The HyTrust Appliance is used to set the policies that determine who can access what at the hypervisor level and it provides security, access control and compliance management and auditing. The goal is to make the virtual infrastructure appear as a physical environment to the users. Administrators of virtual systems have multiple tasks to perform, such as resource allocation, network configuration changes and virtual machine manipulation. Sometimes this means accessing the infrastructure directly. It is useful to have some controls over this access, and that includes robust logging. And that is where the HyTrust tool comes in.
With all of that said, what does the appliance actually do? The best way to position it is policy. This is a policy-driven device and, as we know, policy-driven devices simplify the tasks they are intended to support, provide good centralized auditing and address compliance issues. This tool is no exception.
Areas that the HyTrust Appliance covers include role-based access control to the infrastructure, object-based enforcement of the policies, auditing and simple, template-based configuration. In short, it centralizes all access control through a proxy approach that allows strong authentication using tokens.
This was a first-rate presentation at the SC World Congress. The presenter was well-rehearsed and he finished his presentation in under the allotted time. He responded well to our questions and did not meander into marketing hype. Rather, the meat of the presentation was a discussion of the product itself.

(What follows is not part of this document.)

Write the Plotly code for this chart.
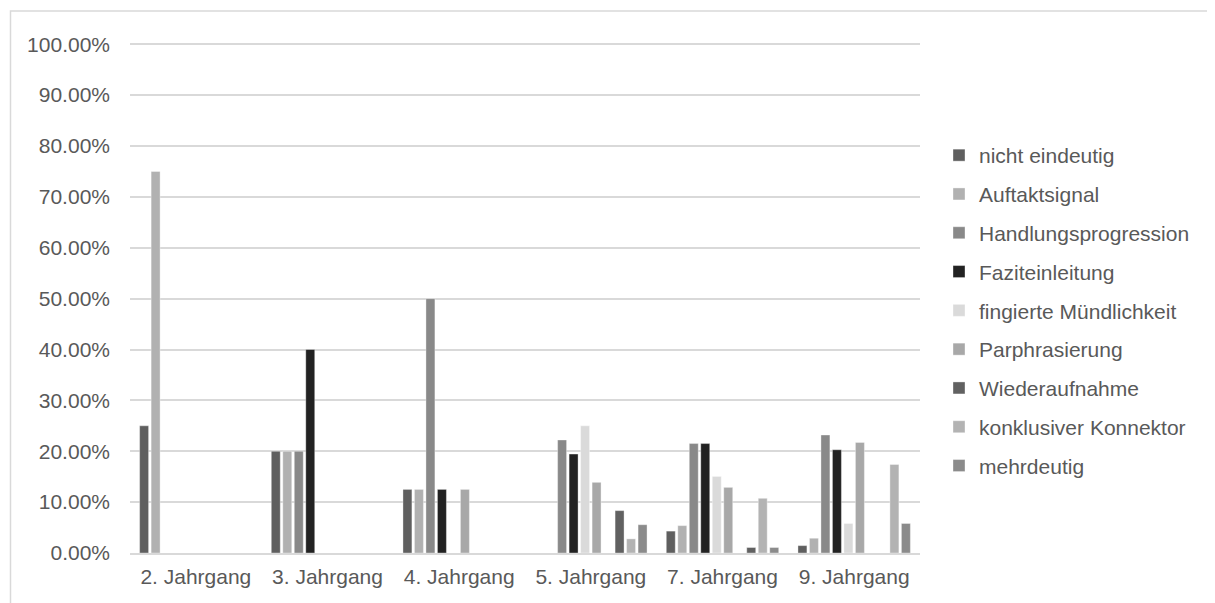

The virtual world is an emerging, but extremely important, market. We saw this approach to managing the administration of the infrastructure as critically important.
We also anticipate that with the advent of large-scale cloud computing, especially private clouds, some scalable, security-focused, auditable method of managing the infrastructure itself is absolutely necessary. We think this product has the potential to provide those capabilities. I like that the product is targeted at the bare-metal implementation of the hypervisor, since that is the emerging environment for virtualized and cloud computing. I also like that it has robust logging/auditing because the entire evolution of virtualization presents significant challenges to compliance reporting. This is largely because the audit capabilities in the virtual world have not yet caught up to those in the physical world.

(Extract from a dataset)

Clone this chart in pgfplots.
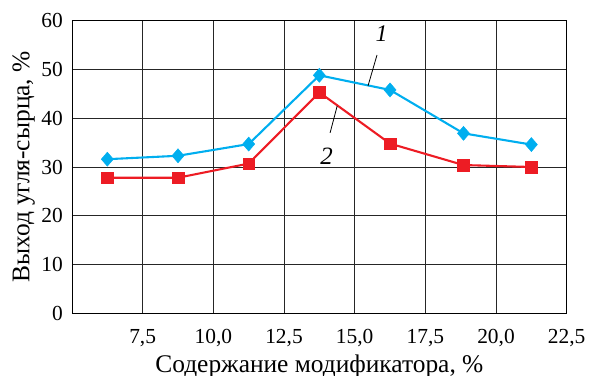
\documentclass[border=0pt]{standalone}
\usepackage{fontspec}
\setmainfont{Liberation Serif}
\usepackage{pgfplots}
\pgfplotsset{compat=1.18}
\definecolor{cblue}{RGB}{0,174,239}
\definecolor{cred}{RGB}{237,28,36}
\begin{document}
\fontsize{21}{24}\selectfont
\begin{tikzpicture}
\useasboundingbox (-72bp,-62.7bp) rectangle (517bp,313.3bp);
\begin{axis}[
  at={(0,0)}, anchor=south west,
  scale only axis, width=494.7bp, height=292.6bp,
  xmin=5, xmax=22.5, ymin=0, ymax=60,
  xtick={7.5,10,12.5,15,17.5,20,22.5},
  xticklabels={{7,5},{10,0},{12,5},{15,0},{17,5},{20,0},{22,5}},
  ytick={0,10,20,30,40,50,60},
  /pgf/number format/assume math mode=true,
  grid=major,
  major grid style={black!85, line width=0.9pt},
  axis line style={black, line width=1pt},
  major tick length=0pt,
  tick label style={font=\fontsize{21.5}{24}\selectfont},
  label style={font=\fontsize{25.5}{28}\selectfont},
  xticklabel style={anchor=base, yshift=-30bp, inner sep=0pt},
  yticklabel style={anchor=east, inner sep=0pt, xshift=-9bp},
  xlabel={Содержание модификатора, \%},
  ylabel={Выход угля-сырца, \%},
  xlabel style={at={(axis description cs:0.5,0)}, anchor=base, yshift=-58.7bp, inner sep=0pt},
  ylabel style={at={(axis description cs:0,0.5)}, anchor=base, yshift=42.7bp, inner sep=0pt},
  clip=false,
]
\addplot[color=cblue, line width=2.1pt, mark=diamond*, mark size=7bp,
  mark options={fill=cblue, draw=cblue, line width=0.5pt, xscale=1.15}]
  coordinates {(6.25,31.6) (8.75,32.3) (11.25,34.7) (13.75,48.8) (16.25,45.8) (18.85,36.9) (21.25,34.6)};
\addplot[color=cred, line width=2.1pt, mark=square*, mark size=5.8bp,
  mark options={fill=cred, draw=cred, line width=0.5pt}]
  coordinates {(6.25,27.8) (8.75,27.8) (11.25,30.7) (13.75,45.3) (16.25,34.8) (18.85,30.4) (21.25,30.0)};
\draw[black, line width=0.8pt] (axis cs:15.79,52.98) -- (axis cs:15.47,46.6);
\node[font=\fontsize{24}{26}\selectfont\itshape] at (axis cs:15.95,57.3) {1};
\draw[black, line width=0.8pt] (axis cs:14.13,37.0) -- (axis cs:14.38,42.5);
\node[font=\fontsize{25}{26}\selectfont\itshape] at (axis cs:14.01,32.3) {2};
\end{axis}
\end{tikzpicture}
\end{document}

The virtual world also presents a few challenges of not quite so much concern in the physical world. For example, there really are two levels of the architecture (at least): the bare metal (hypervisor level) and the virtual machine level. These two parts of the virtual environment have very different management, logging and access control requirements. There is a tendency to treat each as we do in the physical world, but when we merge the physical world with the virtual world we may lose some important controls and logging.
What that means is that connecting into the virtual world from the physical world is not quite the same as connecting solely within the physical environment. An example of that is firewalling. Failing the presence of a virtual machine-aware virtual firewall, it is very difficult to firewall virtual machines from outside the virtual environment. Solving the problem of managing the virtual environment at its various levels is an important objective going forward, and we think that the HyTrust product may show promise in that regard.
There was nothing that I didn't like about this product, given, of course, that demoing the product was not part of the presentation. I am sufficiently interested in the HyTrust Appliance that I plan a demo shortly. For your part, if you are virtualizing or have begun the virtualizing process, you know well the challenges that this product can solve for you. I think that it almost is axiomatic that this type of innovation is most likely to come from smaller companies seeking out an important niche to fill and this product is no exception to that supposition. Take a look at this one. It may well become de rigueur for the well-equipped VMware virtual environment.
Product: HyTrust Appliance
Company: HyTrust
https://www.hytrust.com/
Cost: $3,000 per virtual appliance.
The problem it solves: Secure management, access control and compliance-level logging of virtual environments at the infrastructure level.
What we liked: The positioning of the product in securing and managing the virtual world at the hypervisor level.
What we didn't like: Nothing. This product has lots of potential.